Critics say the acquisition would make H-P more vulnerable to the low-profit personal computer market. They argue that merger could dissipate its crown jewels - the printer and digital imaging businesses - and serve only to exacerbate HP's strategic weakness in high-end servers and services.

Last week, Hewlett said Fiorina had failed to demonstrate much understanding of the company's values and history of innovation. Echoing his father's fabled business philosophy, one of Hewlett's banner headlines in letters and advertisements reads: 'A $25 billion mistake is not the H-P Way.'

Hewlett recently told analysts and investors: 'H-P's goal of becoming an end-to-end solutions company will lead to a lack of focus and has lead many conglomerates to their downfall. H-P can't out-Dell Dell and out-IBM IBM at the same time.'

He has also accused H-P's management of failing to disclose that Fiorina and Compaq chief executive Michael D Capellas stand to gain $115 million in salary, bonuses and stock options from the proposed merger. 'If the merger goes through, it will be a triumph of spin over substance,' says Amir Farman-Farma, a relative by marriage of the Hewlett family. 'They are risking Hewlett-Packard's high-margin, high-growth printer business for Compaq's low-margin, low-growth commodity PC business.'

Fiorina has staked her career on the outcome. In pushing for the deal, she is attempting to overturn a poor track record for technology mergers. She maintains that H-P and Compaq have several complementary businesses that could be harnessed together.

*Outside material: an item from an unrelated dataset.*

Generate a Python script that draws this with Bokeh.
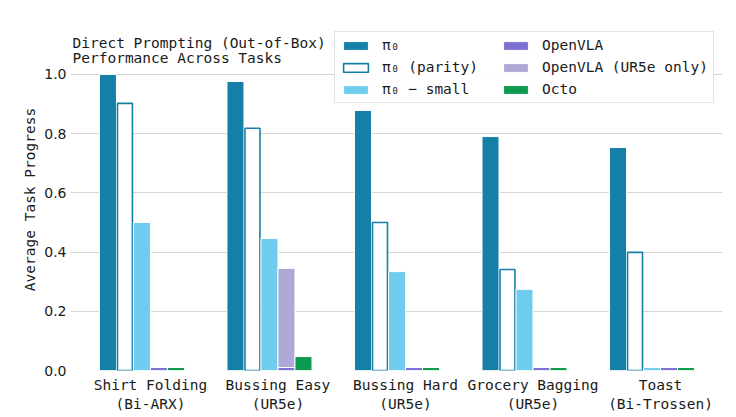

Given the families' opposition, Fiorina needs the votes of a large majority of institutional investors. But she has lost credibility on Wall Street by missing profit forecasts, by embarking on a complex internal reshuffling, and by trying to acquire consulting firm PricewaterhouseCoopers for $18bn.

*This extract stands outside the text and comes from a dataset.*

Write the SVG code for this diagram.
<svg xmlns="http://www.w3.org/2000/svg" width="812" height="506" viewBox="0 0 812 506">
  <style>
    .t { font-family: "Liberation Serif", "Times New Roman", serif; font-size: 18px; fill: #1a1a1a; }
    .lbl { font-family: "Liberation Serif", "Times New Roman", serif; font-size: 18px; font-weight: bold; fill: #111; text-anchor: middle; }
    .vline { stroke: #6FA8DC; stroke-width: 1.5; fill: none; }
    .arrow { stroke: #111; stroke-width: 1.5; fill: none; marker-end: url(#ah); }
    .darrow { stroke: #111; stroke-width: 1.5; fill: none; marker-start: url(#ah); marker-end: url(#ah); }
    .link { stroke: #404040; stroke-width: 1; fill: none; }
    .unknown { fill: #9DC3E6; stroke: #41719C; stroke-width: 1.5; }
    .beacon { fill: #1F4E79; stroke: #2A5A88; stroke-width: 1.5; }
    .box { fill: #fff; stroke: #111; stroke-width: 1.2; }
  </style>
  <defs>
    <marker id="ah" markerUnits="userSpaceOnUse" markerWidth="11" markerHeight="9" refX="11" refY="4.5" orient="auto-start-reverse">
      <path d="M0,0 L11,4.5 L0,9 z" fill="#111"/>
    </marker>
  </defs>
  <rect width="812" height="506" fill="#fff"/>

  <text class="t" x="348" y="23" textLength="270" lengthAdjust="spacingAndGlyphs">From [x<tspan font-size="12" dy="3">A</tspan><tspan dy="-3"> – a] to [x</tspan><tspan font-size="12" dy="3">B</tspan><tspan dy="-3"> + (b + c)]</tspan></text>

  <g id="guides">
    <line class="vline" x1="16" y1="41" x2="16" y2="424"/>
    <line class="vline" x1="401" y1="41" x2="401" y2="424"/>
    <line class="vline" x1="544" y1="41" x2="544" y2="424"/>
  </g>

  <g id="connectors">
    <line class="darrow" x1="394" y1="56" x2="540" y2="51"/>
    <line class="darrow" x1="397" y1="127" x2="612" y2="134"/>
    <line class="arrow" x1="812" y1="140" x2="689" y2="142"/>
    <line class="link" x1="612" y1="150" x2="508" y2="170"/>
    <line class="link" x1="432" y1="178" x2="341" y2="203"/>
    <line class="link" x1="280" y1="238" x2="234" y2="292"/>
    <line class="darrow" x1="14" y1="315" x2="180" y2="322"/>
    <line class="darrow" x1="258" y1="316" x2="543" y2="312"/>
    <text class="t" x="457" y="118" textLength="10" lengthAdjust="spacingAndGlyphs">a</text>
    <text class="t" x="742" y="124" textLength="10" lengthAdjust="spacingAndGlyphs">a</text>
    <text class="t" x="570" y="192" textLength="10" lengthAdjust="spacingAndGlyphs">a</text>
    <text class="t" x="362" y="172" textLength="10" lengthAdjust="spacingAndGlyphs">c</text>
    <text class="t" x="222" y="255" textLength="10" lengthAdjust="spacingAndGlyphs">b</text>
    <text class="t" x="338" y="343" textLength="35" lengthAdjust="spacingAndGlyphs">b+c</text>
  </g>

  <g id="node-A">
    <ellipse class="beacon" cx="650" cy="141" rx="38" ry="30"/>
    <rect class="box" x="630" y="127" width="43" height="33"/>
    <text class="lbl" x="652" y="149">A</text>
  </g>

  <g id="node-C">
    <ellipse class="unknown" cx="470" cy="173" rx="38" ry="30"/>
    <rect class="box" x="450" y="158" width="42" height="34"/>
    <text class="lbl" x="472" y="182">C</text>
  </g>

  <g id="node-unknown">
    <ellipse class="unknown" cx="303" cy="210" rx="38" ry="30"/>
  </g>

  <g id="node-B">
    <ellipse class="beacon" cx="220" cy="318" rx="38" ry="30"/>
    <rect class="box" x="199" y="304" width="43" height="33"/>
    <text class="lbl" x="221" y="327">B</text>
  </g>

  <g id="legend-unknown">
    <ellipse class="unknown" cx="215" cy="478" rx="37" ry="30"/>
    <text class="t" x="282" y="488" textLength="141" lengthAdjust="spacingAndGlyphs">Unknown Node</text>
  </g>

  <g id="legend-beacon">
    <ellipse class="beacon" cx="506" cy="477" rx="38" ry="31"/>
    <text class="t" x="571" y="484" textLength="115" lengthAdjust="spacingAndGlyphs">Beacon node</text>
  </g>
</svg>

So Wall Street is split. ISS, which advises 500 institutional clients, has come out in favour, as have three of H-P's top institutional investors: Putnam Investment, Barclays Global Advisers and Alliance Capital. Combined they hold almost 8 per cent of H-P shares.

But Banc of America Capital Management, Wells Fargo, and the nation's largest pension fund, the California Public Employees' Retirement System, plus the Ohio Public Employee Retirement System, have all recently stated their opposition to the deal.

The split could leave the outcome in the hands of some 900,000 individual investors, who hold around 25 per cent of the company's shares.

In the PR battle to win over individual shareholders, the two sides have embarked on an unprecedented campaign of full-page newspaper advertisements, direct mailings and telephone canvassing.

Hewlett says he is spending up to $32m to defeat the deal, while H-P appears to be spending at least double that in a campaign that includes two billboards in New York's Times Square. However, H-P denies spending the $70m Hewlett estimates.

In any case, H-P spokeswoman Rebeca Robboy said, the battle was his fault: 'We could have avoided this whole contest, which we certainly didn't anticipate.' On top of that, H-P is paying $33.5m to Goldman Sachs, its financial adviser for the deal, and could face a $700m break-up charge if the merger fails.

In the suspicious post-Enron business environment, the mythology of H-P's familial style of business has helped to persuade some individual investors to oppose the deal and given them a sense that they still matter.

William Urban, an investor who manages 2,200 H-P shares, told reporters he had received more than 40 ballots, as well as many phone calls, from both sides. Urban said he believed it could be a good thing if individual investors derailed the merger.

'I want to see this merger fail, because a merger this big has not been shut down by the shareholders in a long time,' he said. 'It would be sort of inspiring.'

Should the deal fail, a shake-up of H-P's management is certain to follow. Although Hewlett says the shareholder vote is not about Fiorina, he acknowledges that it would be in H-P's interest if she departed.

But if the deal goes through Hewlett expects to remain on the board. His value, he suggests, would come if the company goes off the rails - 'as I expect they would'.